PROVIDED DATA:
-- begin --

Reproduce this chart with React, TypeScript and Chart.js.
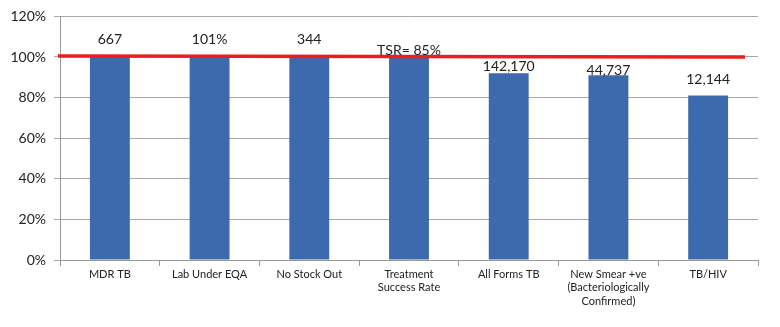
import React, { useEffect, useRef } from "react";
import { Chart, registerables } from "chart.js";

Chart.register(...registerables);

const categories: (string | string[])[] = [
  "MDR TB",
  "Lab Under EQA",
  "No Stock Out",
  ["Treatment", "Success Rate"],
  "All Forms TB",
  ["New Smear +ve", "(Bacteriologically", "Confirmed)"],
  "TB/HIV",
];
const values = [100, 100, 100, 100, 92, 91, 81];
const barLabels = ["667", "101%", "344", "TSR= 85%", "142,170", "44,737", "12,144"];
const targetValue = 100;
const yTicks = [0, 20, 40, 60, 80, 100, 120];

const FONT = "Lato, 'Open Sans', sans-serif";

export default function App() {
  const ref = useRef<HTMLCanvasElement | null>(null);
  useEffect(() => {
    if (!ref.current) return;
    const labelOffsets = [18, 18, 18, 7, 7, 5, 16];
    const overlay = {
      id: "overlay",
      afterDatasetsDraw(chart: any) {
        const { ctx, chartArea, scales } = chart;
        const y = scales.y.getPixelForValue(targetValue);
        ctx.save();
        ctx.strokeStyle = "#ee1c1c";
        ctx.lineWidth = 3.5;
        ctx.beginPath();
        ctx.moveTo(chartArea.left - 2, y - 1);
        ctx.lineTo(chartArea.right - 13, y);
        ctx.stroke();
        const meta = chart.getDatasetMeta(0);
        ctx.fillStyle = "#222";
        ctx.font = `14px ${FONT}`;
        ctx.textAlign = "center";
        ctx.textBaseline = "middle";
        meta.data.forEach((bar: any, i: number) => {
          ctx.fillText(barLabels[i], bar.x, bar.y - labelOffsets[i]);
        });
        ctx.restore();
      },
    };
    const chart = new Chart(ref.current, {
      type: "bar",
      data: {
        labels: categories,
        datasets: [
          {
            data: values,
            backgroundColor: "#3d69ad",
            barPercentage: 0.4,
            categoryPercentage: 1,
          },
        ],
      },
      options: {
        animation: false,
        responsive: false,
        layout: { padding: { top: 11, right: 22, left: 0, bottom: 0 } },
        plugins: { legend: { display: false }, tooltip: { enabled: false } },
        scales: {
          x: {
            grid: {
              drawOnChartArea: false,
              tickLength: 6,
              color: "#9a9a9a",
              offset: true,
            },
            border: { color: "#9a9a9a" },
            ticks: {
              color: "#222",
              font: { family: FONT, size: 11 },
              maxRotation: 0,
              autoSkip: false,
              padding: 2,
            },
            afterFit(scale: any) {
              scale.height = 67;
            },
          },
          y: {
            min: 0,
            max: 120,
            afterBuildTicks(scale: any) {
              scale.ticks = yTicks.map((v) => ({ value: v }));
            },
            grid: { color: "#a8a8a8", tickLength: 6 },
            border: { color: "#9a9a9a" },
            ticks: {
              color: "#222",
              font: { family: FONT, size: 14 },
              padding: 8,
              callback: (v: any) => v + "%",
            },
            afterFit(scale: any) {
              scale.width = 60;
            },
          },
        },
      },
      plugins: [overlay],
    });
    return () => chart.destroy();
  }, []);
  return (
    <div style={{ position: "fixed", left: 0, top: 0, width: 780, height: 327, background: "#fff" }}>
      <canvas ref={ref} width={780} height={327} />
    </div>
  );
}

-- end --

THE REQUEST: Without the pictures, copy the material exactly as given.

SOLUTION FOR THIS TASK:
Reproduce this chart with React, TypeScript and Chart.js.
import React, { useEffect, useRef } from "react";
import { Chart, registerables } from "chart.js";

Chart.register(...registerables);

const categories: (string | string[])[] = [
  "MDR TB",
  "Lab Under EQA",
  "No Stock Out",
  ["Treatment", "Success Rate"],
  "All Forms TB",
  ["New Smear +ve", "(Bacteriologically", "Confirmed)"],
  "TB/HIV",
];
const values = [100, 100, 100, 100, 92, 91, 81];
const barLabels = ["667", "101%", "344", "TSR= 85%", "142,170", "44,737", "12,144"];
const targetValue = 100;
const yTicks = [0, 20, 40, 60, 80, 100, 120];

const FONT = "Lato, 'Open Sans', sans-serif";

export default function App() {
  const ref = useRef<HTMLCanvasElement | null>(null);
  useEffect(() => {
    if (!ref.current) return;
    const labelOffsets = [18, 18, 18, 7, 7, 5, 16];
    const overlay = {
      id: "overlay",
      afterDatasetsDraw(chart: any) {
        const { ctx, chartArea, scales } = chart;
        const y = scales.y.getPixelForValue(targetValue);
        ctx.save();
        ctx.strokeStyle = "#ee1c1c";
        ctx.lineWidth = 3.5;
        ctx.beginPath();
        ctx.moveTo(chartArea.left - 2, y - 1);
        ctx.lineTo(chartArea.right - 13, y);
        ctx.stroke();
        const meta = chart.getDatasetMeta(0);
        ctx.fillStyle = "#222";
        ctx.font = `14px ${FONT}`;
        ctx.textAlign = "center";
        ctx.textBaseline = "middle";
        meta.data.forEach((bar: any, i: number) => {
          ctx.fillText(barLabels[i], bar.x, bar.y - labelOffsets[i]);
        });
        ctx.restore();
      },
    };
    const chart = new Chart(ref.current, {
      type: "bar",
      data: {
        labels: categories,
        datasets: [
          {
            data: values,
            backgroundColor: "#3d69ad",
            barPercentage: 0.4,
            categoryPercentage: 1,
          },
        ],
      },
      options: {
        animation: false,
        responsive: false,
        layout: { padding: { top: 11, right: 22, left: 0, bottom: 0 } },
        plugins: { legend: { display: false }, tooltip: { enabled: false } },
        scales: {
          x: {
            grid: {
              drawOnChartArea: false,
              tickLength: 6,
              color: "#9a9a9a",
              offset: true,
            },
            border: { color: "#9a9a9a" },
            ticks: {
              color: "#222",
              font: { family: FONT, size: 11 },
              maxRotation: 0,
              autoSkip: false,
              padding: 2,
            },
            afterFit(scale: any) {
              scale.height = 67;
            },
          },
          y: {
            min: 0,
            max: 120,
            afterBuildTicks(scale: any) {
              scale.ticks = yTicks.map((v) => ({ value: v }));
            },
            grid: { color: "#a8a8a8", tickLength: 6 },
            border: { color: "#9a9a9a" },
            ticks: {
              color: "#222",
              font: { family: FONT, size: 14 },
              padding: 8,
              callback: (v: any) => v + "%",
            },
            afterFit(scale: any) {
              scale.width = 60;
            },
          },
        },
      },
      plugins: [overlay],
    });
    return () => chart.destroy();
  }, []);
  return (
    <div style={{ position: "fixed", left: 0, top: 0, width: 780, height: 327, background: "#fff" }}>
      <canvas ref={ref} width={780} height={327} />
    </div>
  );
}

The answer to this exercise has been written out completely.